What to do in the moment

  • Wait 10–15 minutes, no more
  • Send one short, neutral message
  • Mark them as a no-show in your tracker
  • Move on with your day

Don't sit there for an hour hoping. Your time matters.

What to send

Keep it factual and friendly. No guilt-tripping.

Hi [Name], just checking in — I waited at [Address] until [time] but didn't see you. Hope everything's okay. Let me know if you'd like to reschedule. — [Your name]

If they apologize and want to reschedule

One reschedule is fair. Two is a pattern.

No problem at all. The next available slots are [time A] and [time B] — let me know which works and I'll lock it in.

If they no-show twice, it's reasonable to politely close the door:

Hi [Name], because we missed each other twice, I'm going to focus on other applicants. Wishing you the best with your search.

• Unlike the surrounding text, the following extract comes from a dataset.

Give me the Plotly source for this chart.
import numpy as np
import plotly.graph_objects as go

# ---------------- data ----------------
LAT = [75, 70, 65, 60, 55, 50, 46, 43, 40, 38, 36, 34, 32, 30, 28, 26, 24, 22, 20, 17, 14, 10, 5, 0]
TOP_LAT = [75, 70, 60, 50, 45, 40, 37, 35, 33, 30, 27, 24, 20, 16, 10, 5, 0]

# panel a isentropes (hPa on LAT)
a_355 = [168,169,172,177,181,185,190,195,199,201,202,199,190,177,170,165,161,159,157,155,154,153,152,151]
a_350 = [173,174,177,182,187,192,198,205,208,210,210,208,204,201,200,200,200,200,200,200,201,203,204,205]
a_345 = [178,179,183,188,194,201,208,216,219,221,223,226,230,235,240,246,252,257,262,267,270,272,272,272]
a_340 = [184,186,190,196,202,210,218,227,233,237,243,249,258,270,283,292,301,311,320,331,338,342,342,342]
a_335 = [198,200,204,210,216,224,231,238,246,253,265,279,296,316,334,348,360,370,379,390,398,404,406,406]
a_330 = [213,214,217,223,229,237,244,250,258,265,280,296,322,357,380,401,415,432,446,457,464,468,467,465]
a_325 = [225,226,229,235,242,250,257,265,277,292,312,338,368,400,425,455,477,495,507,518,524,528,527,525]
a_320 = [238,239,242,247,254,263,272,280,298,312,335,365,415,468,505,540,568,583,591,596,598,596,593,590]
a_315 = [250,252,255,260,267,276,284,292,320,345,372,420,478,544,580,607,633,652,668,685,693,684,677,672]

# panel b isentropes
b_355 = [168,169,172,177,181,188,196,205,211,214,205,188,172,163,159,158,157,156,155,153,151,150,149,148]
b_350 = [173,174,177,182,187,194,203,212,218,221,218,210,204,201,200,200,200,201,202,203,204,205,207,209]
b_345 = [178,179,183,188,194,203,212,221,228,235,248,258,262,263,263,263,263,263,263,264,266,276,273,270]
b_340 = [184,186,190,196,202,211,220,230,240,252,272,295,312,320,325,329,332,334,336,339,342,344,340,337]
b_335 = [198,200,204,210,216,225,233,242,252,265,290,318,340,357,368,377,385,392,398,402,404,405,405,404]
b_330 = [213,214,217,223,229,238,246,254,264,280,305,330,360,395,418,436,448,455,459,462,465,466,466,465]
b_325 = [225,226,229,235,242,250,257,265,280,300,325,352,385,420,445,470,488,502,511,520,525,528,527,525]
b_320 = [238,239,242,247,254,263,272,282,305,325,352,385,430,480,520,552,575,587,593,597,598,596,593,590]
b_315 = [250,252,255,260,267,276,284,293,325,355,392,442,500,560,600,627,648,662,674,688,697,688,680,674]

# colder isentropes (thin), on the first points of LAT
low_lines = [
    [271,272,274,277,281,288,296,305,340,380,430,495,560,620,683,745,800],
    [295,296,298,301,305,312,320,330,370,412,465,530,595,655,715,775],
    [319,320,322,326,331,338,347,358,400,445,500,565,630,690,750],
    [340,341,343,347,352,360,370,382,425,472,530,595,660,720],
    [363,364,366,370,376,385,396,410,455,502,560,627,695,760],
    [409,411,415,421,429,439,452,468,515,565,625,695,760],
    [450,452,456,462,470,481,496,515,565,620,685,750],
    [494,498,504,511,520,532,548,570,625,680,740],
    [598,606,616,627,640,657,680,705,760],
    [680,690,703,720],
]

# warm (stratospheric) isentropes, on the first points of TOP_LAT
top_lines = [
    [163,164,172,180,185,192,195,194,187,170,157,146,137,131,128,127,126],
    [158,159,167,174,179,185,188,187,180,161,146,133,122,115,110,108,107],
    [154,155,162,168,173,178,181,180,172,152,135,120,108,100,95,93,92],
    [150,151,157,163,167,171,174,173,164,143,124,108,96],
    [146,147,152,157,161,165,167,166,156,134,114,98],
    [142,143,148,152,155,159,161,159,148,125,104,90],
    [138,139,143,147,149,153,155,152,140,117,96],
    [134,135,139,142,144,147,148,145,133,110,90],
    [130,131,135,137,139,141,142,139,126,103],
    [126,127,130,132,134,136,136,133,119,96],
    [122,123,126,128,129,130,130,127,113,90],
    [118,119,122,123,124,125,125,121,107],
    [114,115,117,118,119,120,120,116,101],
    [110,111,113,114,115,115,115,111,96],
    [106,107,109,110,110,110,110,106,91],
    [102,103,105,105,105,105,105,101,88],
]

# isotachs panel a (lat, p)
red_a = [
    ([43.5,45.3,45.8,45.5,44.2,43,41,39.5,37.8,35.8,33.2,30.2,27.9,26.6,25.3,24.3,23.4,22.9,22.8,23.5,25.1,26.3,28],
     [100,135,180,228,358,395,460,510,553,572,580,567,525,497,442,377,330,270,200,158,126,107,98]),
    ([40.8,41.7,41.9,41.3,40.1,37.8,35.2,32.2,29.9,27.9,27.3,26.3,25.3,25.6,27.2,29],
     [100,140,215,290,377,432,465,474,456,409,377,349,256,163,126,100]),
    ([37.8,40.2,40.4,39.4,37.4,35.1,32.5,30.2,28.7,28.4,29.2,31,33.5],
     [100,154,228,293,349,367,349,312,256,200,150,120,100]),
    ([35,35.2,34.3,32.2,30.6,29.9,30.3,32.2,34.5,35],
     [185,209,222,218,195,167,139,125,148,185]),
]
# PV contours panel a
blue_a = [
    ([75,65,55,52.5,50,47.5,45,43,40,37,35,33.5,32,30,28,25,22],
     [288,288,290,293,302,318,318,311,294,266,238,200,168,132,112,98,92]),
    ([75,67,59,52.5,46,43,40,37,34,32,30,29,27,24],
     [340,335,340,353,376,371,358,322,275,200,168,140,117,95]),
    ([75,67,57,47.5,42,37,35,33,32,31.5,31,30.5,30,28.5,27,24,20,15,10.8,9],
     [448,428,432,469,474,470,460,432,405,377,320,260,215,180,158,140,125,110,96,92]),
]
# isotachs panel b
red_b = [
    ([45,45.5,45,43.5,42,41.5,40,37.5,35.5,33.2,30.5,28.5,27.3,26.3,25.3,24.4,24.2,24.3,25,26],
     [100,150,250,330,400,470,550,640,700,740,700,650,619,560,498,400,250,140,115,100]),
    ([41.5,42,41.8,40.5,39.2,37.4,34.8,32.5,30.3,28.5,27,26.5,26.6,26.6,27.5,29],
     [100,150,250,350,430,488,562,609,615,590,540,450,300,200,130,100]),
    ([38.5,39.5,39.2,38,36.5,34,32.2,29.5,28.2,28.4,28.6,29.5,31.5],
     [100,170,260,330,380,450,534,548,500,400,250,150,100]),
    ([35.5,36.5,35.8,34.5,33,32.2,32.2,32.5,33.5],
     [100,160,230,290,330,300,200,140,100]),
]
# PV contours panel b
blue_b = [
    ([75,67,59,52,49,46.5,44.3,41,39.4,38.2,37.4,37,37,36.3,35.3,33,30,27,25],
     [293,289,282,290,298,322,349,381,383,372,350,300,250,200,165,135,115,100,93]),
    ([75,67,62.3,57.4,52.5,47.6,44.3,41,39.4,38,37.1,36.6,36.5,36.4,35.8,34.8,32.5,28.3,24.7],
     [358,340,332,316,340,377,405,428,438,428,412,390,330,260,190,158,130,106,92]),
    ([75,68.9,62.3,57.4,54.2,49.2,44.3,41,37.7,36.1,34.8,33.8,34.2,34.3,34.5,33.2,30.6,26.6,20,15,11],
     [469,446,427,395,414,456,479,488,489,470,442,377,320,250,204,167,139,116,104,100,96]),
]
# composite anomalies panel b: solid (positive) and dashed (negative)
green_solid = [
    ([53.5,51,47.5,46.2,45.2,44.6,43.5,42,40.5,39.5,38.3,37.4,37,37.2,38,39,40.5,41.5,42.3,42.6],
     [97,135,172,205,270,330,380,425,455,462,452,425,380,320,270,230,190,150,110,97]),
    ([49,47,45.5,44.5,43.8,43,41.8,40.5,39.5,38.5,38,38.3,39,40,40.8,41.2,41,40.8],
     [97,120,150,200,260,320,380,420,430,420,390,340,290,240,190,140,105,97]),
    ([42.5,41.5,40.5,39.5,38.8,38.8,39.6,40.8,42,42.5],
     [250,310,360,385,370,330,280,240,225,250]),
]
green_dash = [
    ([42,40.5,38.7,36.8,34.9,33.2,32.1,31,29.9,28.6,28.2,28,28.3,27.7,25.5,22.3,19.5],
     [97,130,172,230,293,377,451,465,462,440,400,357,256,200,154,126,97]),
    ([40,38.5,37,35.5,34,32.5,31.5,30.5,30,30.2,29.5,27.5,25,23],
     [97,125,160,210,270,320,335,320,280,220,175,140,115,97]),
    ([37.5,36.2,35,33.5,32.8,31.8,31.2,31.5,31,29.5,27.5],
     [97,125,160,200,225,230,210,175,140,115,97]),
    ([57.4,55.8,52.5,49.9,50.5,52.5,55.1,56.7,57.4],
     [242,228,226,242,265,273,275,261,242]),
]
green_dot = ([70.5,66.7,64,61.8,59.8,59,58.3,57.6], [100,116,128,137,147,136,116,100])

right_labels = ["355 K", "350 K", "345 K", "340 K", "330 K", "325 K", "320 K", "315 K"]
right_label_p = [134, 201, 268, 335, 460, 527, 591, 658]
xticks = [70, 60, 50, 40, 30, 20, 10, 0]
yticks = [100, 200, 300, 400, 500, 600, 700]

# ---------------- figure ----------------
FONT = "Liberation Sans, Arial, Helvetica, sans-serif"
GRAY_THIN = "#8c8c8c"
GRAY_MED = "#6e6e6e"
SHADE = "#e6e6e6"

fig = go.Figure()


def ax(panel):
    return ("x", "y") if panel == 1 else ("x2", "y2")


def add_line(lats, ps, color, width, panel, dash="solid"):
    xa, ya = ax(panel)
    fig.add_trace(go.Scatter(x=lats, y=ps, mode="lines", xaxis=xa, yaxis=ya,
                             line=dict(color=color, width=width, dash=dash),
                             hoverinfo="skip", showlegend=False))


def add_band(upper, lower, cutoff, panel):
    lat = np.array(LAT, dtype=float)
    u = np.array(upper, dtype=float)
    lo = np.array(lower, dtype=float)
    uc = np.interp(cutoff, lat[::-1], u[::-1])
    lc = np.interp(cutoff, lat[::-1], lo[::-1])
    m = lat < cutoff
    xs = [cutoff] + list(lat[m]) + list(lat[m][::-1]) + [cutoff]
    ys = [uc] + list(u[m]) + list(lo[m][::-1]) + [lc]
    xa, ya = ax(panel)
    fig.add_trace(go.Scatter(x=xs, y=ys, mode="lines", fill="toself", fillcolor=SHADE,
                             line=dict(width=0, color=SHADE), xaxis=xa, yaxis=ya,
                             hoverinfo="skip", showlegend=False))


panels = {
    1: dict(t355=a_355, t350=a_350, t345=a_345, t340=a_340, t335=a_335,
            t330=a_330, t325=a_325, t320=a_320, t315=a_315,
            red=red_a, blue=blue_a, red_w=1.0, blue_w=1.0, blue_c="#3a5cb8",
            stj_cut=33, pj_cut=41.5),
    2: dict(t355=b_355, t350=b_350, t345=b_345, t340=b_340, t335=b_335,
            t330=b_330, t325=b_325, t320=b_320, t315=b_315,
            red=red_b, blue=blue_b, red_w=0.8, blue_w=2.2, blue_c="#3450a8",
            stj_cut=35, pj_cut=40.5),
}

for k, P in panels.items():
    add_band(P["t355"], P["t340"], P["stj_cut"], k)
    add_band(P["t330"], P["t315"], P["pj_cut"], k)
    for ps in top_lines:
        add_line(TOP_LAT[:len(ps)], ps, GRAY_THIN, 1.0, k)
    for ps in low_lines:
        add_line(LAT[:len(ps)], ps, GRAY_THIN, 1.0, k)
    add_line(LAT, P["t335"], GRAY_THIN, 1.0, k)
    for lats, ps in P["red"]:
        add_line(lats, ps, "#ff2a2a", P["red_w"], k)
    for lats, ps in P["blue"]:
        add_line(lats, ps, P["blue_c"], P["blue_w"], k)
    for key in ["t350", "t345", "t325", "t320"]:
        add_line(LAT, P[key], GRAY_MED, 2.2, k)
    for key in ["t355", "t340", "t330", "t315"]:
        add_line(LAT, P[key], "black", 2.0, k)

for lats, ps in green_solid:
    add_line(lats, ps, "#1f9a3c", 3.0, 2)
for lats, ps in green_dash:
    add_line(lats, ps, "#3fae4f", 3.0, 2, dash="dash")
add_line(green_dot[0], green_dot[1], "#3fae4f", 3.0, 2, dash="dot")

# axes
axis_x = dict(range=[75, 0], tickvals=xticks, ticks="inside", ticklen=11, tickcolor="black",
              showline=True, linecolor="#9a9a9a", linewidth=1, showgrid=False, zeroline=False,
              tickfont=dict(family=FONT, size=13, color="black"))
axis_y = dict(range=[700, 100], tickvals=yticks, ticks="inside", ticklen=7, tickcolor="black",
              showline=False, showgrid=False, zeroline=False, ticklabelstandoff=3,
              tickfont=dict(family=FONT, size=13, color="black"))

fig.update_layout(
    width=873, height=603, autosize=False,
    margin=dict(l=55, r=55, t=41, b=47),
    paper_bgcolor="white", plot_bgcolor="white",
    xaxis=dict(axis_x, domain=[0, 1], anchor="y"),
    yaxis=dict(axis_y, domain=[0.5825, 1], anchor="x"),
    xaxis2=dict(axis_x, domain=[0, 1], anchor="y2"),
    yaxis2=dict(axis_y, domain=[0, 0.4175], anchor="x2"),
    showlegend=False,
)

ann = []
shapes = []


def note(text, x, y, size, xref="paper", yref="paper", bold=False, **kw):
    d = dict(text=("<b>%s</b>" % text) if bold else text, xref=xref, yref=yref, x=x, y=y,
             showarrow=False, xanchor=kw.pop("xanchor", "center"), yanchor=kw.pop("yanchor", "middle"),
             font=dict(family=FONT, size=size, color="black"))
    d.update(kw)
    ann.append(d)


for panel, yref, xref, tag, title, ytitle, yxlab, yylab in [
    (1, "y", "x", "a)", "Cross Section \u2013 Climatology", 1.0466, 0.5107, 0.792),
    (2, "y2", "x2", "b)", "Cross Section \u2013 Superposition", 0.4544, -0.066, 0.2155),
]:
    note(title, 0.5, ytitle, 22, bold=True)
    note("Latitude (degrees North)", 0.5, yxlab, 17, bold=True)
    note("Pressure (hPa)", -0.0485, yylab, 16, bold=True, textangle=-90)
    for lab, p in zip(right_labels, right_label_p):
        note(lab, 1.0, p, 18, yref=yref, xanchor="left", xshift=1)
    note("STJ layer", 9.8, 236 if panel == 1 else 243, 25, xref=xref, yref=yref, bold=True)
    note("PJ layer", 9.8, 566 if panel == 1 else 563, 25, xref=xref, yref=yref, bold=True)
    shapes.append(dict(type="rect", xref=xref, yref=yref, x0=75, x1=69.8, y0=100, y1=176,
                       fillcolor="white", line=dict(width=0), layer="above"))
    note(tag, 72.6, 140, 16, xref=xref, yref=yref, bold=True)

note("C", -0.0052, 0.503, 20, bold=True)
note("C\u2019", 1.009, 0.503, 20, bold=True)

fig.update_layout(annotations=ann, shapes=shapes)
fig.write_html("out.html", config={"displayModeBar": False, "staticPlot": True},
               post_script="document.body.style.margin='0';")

How to reduce no-shows in the first place

Send a confirmation, not just a booking

Right after the slot is booked, send the address, time, and your phone number. People skip showings they only half-remember.

Send a reminder the day of

A short "see you at 2" text the morning of cuts no-shows dramatically. It also gives flaky prospects a chance to cancel — which is what you want.

Hi [Name], just a reminder we're meeting at [Address] today at [time]. Let me know if anything's changed. — [Your name]

Make it easy to cancel

It sounds counterintuitive, but the easier you make canceling, the fewer no-shows you get. A quick "can't make it anymore" is much better than radio silence.

Group showings into windows

When showings are stacked back-to-back, one no-show costs you 15 minutes — not an entire trip. The math just works out better.

Filter softly before the showing

A couple of friendly questions before booking — "what's your move-in timeline?" — gently weeds out people who aren't really ready.

Keep your cool

No-shows feel personal but rarely are. Most are just life — work ran late, plans changed, they found something else. A calm process, a quick reminder, and a tight buffer between showings keeps them from ruining your week.